Yau’s study revealed a blind spot: people used to think the competition between two neural networks is the essence for GANs’ success, while Yau suggested that the generator and the discriminator have a congruent relation. So after the training of the generator, one should naturally obtain a discriminator accordingly without training. Yau’s work eventually raised interests from another Fields Medal winner, optimal transportation theory expert and cutting-edge AI researcher Cédric Villani. His report “For a Meaningful Artificial Intelligence” provides a lot of inspiring thoughts about AI.
While the explanation for GANs is still developing, another application of differential geometry, Geometry Processing, has already shown its capability. It combines concepts from computer graphics and computer science, applied mathematics and physics, mechanics, and engineering.
If you have heard the story of Klein bottles in topology, then the way differential geometry characterize geometric objects should be no surprise to you. Differential geometry provides numeric characterizations of geometric objects like shapes, surfaces, spaces, manifolds, etc.
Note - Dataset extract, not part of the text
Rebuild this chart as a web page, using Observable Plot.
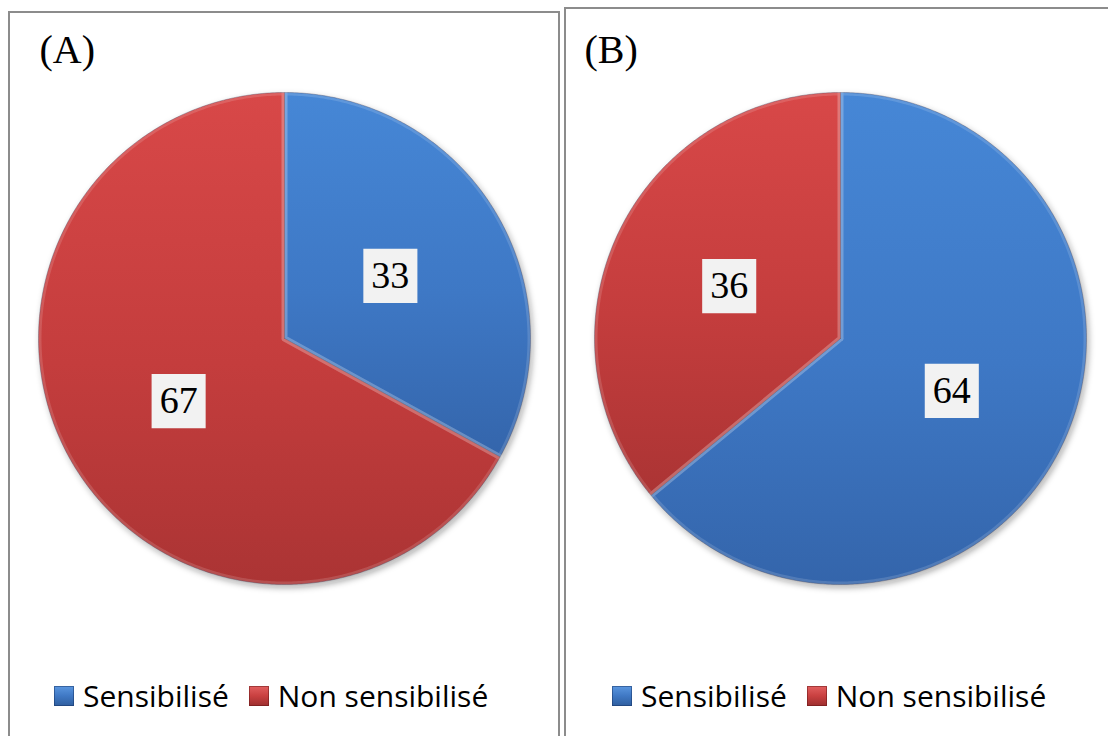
<!DOCTYPE html>
<html>
<head>
<meta charset="utf-8">
<script src="https://cdn.jsdelivr.net/npm/d3@7"></script>
<script src="https://cdn.jsdelivr.net/npm/@observablehq/plot@0.6"></script>
<style>
  body { margin: 0; background: #fff; width: 1108px; height: 736px; overflow: hidden; position: relative; }
  .panel { position: absolute; border: 2px solid #8c8c8c; box-sizing: border-box; height: 780px; background: #fff; }
  .chart { position: absolute; top: 0; width: 550px; height: 640px; }
  .chart svg { overflow: visible; max-width: none !important; }
  .chart svg > g:nth-of-type(1) { filter: drop-shadow(2px 3px 3px rgba(0,0,0,0.35)); }
  .chart g[aria-label="text"] text { font-family: "Liberation Serif", "Times New Roman", serif; }
  .legend { position: absolute; top: 675px; display: flex; align-items: center; font-family: "Open Sans", sans-serif; font-size: 30px; color: #000; white-space: nowrap; }
  .legend .item { display: flex; align-items: center; margin-right: 20px; }
  .legend .sw { width: 20px; height: 20px; margin-right: 9px; box-sizing: border-box; }
  .sw.blue { background: linear-gradient(180deg, #5b97e0 0%, #3f78c4 50%, #2f5e9e 100%); box-shadow: inset 0 0 0 1px rgba(20,50,100,0.5); }
  .sw.red  { background: linear-gradient(180deg, #e26060 0%, #c94040 50%, #9c2e2e 100%); box-shadow: inset 0 0 0 1px rgba(100,20,20,0.5); }
</style>
</head>
<body>
<!-- shared fills for the slices -->
<svg width="0" height="0" style="position:absolute">
  <defs>
    <linearGradient id="fillBlue" x1="0" y1="0" x2="0" y2="1">
      <stop offset="0" stop-color="#4687d6"/>
      <stop offset="0.55" stop-color="#3e78c5"/>
      <stop offset="1" stop-color="#3465ab"/>
    </linearGradient>
    <linearGradient id="fillRed" x1="0" y1="0" x2="0" y2="1">
      <stop offset="0" stop-color="#d84848"/>
      <stop offset="0.55" stop-color="#c43d3d"/>
      <stop offset="1" stop-color="#ab3434"/>
    </linearGradient>
  </defs>
</svg>

<div class="panel" style="left:8px; top:11px; width:552px;"></div>
<div class="panel" style="left:564px; top:7px; width:570px;"></div>
<div id="chartA" class="chart" style="left:9px;"></div>
<div id="chartB" class="chart" style="left:565px;"></div>
<div id="legendA" class="legend" style="left:54px;"></div>
<div id="legendB" class="legend" style="left:612px;"></div>

<script>
// Survey shares (percent)
const categories = ["Sensibilisé", "Non sensibilisé"];
const valuesA = [33, 67];
const valuesB = [64, 36];
const panelLabels = ["(A)", "(B)"];

const sliceFills = ["url(#fillBlue)", "url(#fillRed)"];
const swatchClasses = ["blue", "red"];
const serif = "Liberation Serif, Times New Roman, serif";

// Outline points of each slice on a unit circle, clockwise from 12 o'clock
function sliceOutlines(values) {
  const arcs = d3.pie().sort(null)(values);
  const pts = [];
  arcs.forEach((a, i) => {
    const cat = categories[i];
    pts.push({cat, x: 0, y: 0});
    const n = Math.max(2, Math.ceil((a.endAngle - a.startAngle) / 0.01));
    for (let k = 0; k <= n; k++) {
      const t = a.startAngle + (a.endAngle - a.startAngle) * k / n;
      pts.push({cat, x: Math.sin(t), y: Math.cos(t)});
    }
    pts.push({cat, x: 0, y: 0});
  });
  return pts;
}

// Value labels at half radius on each slice's mid-angle
function sliceLabels(values) {
  return d3.pie().sort(null)(values).map((a, i) => {
    const mid = (a.startAngle + a.endAngle) / 2;
    return {cat: categories[i], value: values[i], x: 0.5 * Math.sin(mid), y: 0.5 * Math.cos(mid)};
  });
}

function pieChart(values, label, cx, cy, R, titleDx) {
  const labels = sliceLabels(values);
  const outlines = sliceOutlines(values);
  return Plot.plot({
    width: 550,
    height: 640,
    margin: 0,
    x: {domain: [-1, 1], range: [cx - R, cx + R], axis: null},
    y: {domain: [-1, 1], range: [cy + R, cy - R], axis: null},
    color: {domain: categories, range: sliceFills},
    style: {background: "transparent", overflow: "visible", maxWidth: "none"},
    marks: [
      // slices
      Plot.line(outlines, {
        x: "x", y: "y", z: "cat", fill: "cat",
        stroke: "rgba(30,30,60,0.35)", strokeWidth: 1, curve: "linear"
      }),
      // soft bevel highlight along slice edges
      Plot.line(outlines, {
        x: "x", y: "y", z: "cat", fill: "none",
        stroke: "rgba(255,255,255,0.14)", strokeWidth: 6, curve: "linear", strokeLinejoin: "round"
      }),
      Plot.dot(labels, {x: "x", y: "y", symbol: "square", r: 30.5, fill: "#f2f2f2", stroke: "none"}),
      Plot.text(labels, {
        x: "x", y: "y", text: d => String(d.value),
        fontFamily: serif, fontSize: 38, fill: "#000"
      }),
      Plot.text([label], {
        frameAnchor: "top-left", dx: titleDx, dy: 50, textAnchor: "start", lineAnchor: "middle",
        fontFamily: serif, fontSize: 40, fill: "#000"
      })
    ]
  });
}

function legend(el) {
  categories.forEach((c, i) => {
    const item = document.createElement("div");
    item.className = "item";
    const sw = document.createElement("div");
    sw.className = "sw " + swatchClasses[i];
    const tx = document.createElement("span");
    tx.textContent = c;
    item.append(sw, tx);
    el.append(item);
  });
}

document.getElementById("chartA").append(pieChart(valuesA, panelLabels[0], 284 - 9, 338, 246, 30));
document.getElementById("chartB").append(pieChart(valuesB, panelLabels[1], 840 - 565, 338, 246, 19));
legend(document.getElementById("legendA"));
legend(document.getElementById("legendB"));
</script>
</body>
</html>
It provides computers a method to represent objects and to visualize them efficiently. For example, graphics texture compression with the help of differential forms and Hodge theory; image smoothing through Laplace operator.
The growing availability of geometry acquisition devices is an important reason why we can implement some of the most abstract mathematical theories into production. That together with a better understanding of the mathematics behind these models have contributed to the realistic pictures and animations we are seeing nowadays.
I used to have the misunderstanding that theoretical mathematics is far from real-world applications, not realizing the importance of mathematical abstraction in industry. However, from a brief glimpse in one aspect of machine learning, one can already see the power of a rigorous mathematical formulation and the wisdom of a theoretical mathematician.
But there is still a big gap between theoretical studies and industrial application. For one thing, communication between researchers and engineers is still hard. The development of mathematics has always been rigorous yet concealed, so the creation of a new theory that fits industrial needs can only be described as a long-lasting meditation. For another, as the scale of collected data growing rapidly, we are also approaching our computational limit.
Again, if this is the technological explosion for our civilization, the computerized materialization of profound mathematical thought is possibly one of the greatest breakthroughs on our way to the technological singularity.